= The Apparition Phase =

Horror novel by Will Maclean

First edition (publ. Heinemann)

The Apparition Phase is a ghost story novel by Will Maclean (co-creator of the Broken Veil audio series with Joel Morris) that was published in hardback on October 29, 2020 and paperback on October 14, 2021.

== Background ==
The author included a piecemeal short story scattered throughout one thousand signed copies of the book.

==Plot==
In the early 1970s, Tim and Abi, a pair of precocious twins obsessed with macabre subjects, fake a ghost photograph in order to scare a schoolmate, Janice Tupp. The prank succeeds beyond their expectations, and Janice faints in class at school, cutting her head.
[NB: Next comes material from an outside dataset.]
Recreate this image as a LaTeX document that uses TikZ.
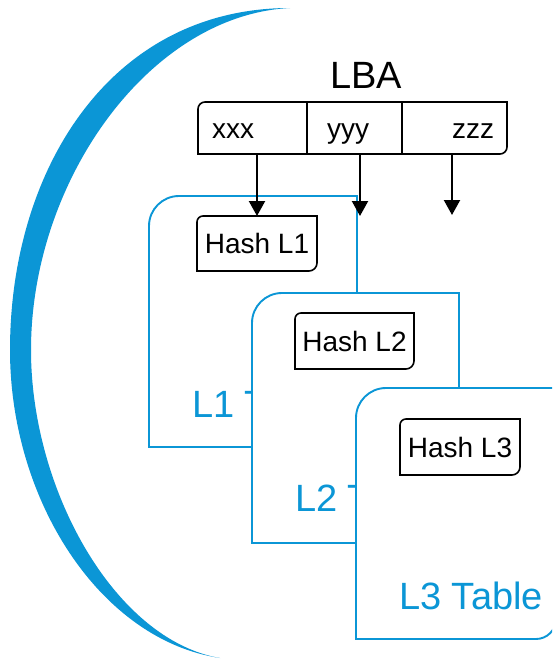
\documentclass[tikz,border=0pt]{standalone}
\usepackage{fontspec}
\setmainfont{Liberation Sans}
\usetikzlibrary{arrows.meta,calc}
\definecolor{lbablue}{RGB}{11,150,214}
\tikzset{
  tablebox/.style={draw=lbablue, line width=1.9pt, fill=white},
  hashbox/.style={draw=black, line width=1.6pt},
  shapebox/.style={inner sep=0pt, outer sep=0pt},
  tablelabel/.style={text=lbablue, font=\fontsize{38pt}{44pt}\selectfont, anchor=base west, inner sep=0pt},
  hashlabel/.style={shapebox, font=\fontsize{28pt}{32pt}\selectfont},
  celllabel/.style={font=\fontsize{28pt}{32pt}\selectfont, anchor=base west, inner sep=0pt},
  arr/.style={line width=2.1pt, -{Triangle[width=16pt,length=15pt]}},
}
\newcommand{\tablepath}[1]{\draw[tablebox] (#1.south west) -- ([yshift=-30pt]#1.north west) arc[start angle=180,end angle=90,radius=30pt] -- (#1.north east) -- (#1.south east) -- cycle;}
\newcommand{\hashpath}[1]{\draw[hashbox] (#1.south west) -- ([yshift=-6pt]#1.north west) arc[start angle=180,end angle=90,radius=6pt] -- (#1.north east) -- ([yshift=8pt]#1.south east) arc[start angle=0,end angle=-90,radius=8pt] -- cycle;}
\begin{document}
\begin{tikzpicture}[x=1pt,y=1pt]
\useasboundingbox (0,0) rectangle (552,-659);
\clip (0,0) rectangle (552,-659);
% crescent
\fill[lbablue] (290,-8) .. controls (110,-8) and (10,-170) .. (10,-350)
  .. controls (10,-500) and (100,-640) .. (220,-658)
  .. controls (115,-640) and (31,-490) .. (31,-350)
  .. controls (31,-180) and (150,-15) .. (290,-8) -- cycle;
% L1 table
\node[shapebox, minimum width=208pt, minimum height=251pt] (t1) at (253,-321.5) {};
\tablepath{t1}
\node[tablelabel] (l1) at (192,-417) {L1 Table};
\node[hashlabel, minimum width=120pt, minimum height=55pt] (h1) at (257,-243.5) {Hash L1};
\hashpath{h1}
% L2 table
\node[shapebox, minimum width=207pt, minimum height=250pt] (t2) at (355.5,-418) {};
\tablepath{t2}
\node[tablelabel] (l2) at (295,-511) {L2 Table};
\node[hashlabel, minimum width=119pt, minimum height=56pt] (h2) at (354.5,-341) {Hash L2};
\hashpath{h2}
% L3 table
\node[shapebox, minimum width=200pt, minimum height=251pt] (t3) at (456,-513.5) {};
\draw[tablebox] (t3.south west) -- ([yshift=-30pt]t3.north west) arc[start angle=180,end angle=90,radius=30pt] -- (t3.north east) -- ([yshift=20pt]t3.south east) arc[start angle=0,end angle=-90,radius=20pt] -- cycle;
\node[tablelabel] (l3) at (399,-609) {L3 Table};
\node[hashlabel, minimum width=120pt, minimum height=56pt] (h3) at (460,-447) {Hash L3};
\hashpath{h3}
% LBA
\node[font=\fontsize{38pt}{44pt}\selectfont, anchor=base, inner sep=0pt] (lbat) at (366,-88) {LBA};
\node[shapebox, minimum width=109pt, minimum height=52pt] (c1) at (252.5,-128) {};
\node[shapebox, minimum width=95pt, minimum height=52pt] (c2) at (354.5,-128) {};
\node[shapebox, minimum width=105pt, minimum height=52pt] (c3) at (454.5,-128) {};
\draw[hashbox, fill=white] (c1.south west) -- ([yshift=-7pt]c1.north west) arc[start angle=180,end angle=90,radius=7pt] -- (c3.north east) -- ([yshift=7pt]c3.south east) arc[start angle=0,end angle=-90,radius=7pt] -- cycle;
\draw[hashbox] (c1.north east) -- (c1.south east);
\draw[hashbox] (c2.north east) -- (c2.south east);
\node[celllabel] (x1) at (212,-138) {xxx};
\node[celllabel] (x2) at (327,-138) {yyy};
\node[celllabel] (x3) at (452,-138) {zzz};
% arrows
\coordinate (a2) at (360,-216);
\coordinate (a3) at (452,-215);
\draw[arr] (c1.south -| h1.north) -- (h1.north);
\draw[arr] (c2.south -| a2) -- (a2);
\draw[arr] (c3.south -| a3) -- (a3);
\end{tikzpicture}
\end{document}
Terrified that they'll get into trouble, Tim and Abi invite Janice to their home and show her how the picture was faked. Janice, however, insists they have, in fact, taken a real photo of a ghost, "Or will have done, soon." The second half of the book follows the adolescent Tim, a few years later, as he joins a group of other teenagers in a psychic experiment at an old house in Suffolk.

==Reception==
The Guardian called it "the perfect novel for our phantom present."

The Sublime Horror called it "a pitch-perfect evocation of the haunted 1970s."

The Caffeinated Reader gave it a 4.5 out 5 Cup review.

==Awards==
The novel was shortlisted for the 2021 McKitterick Prize. It won the Dracula Society's Children of the Night Award.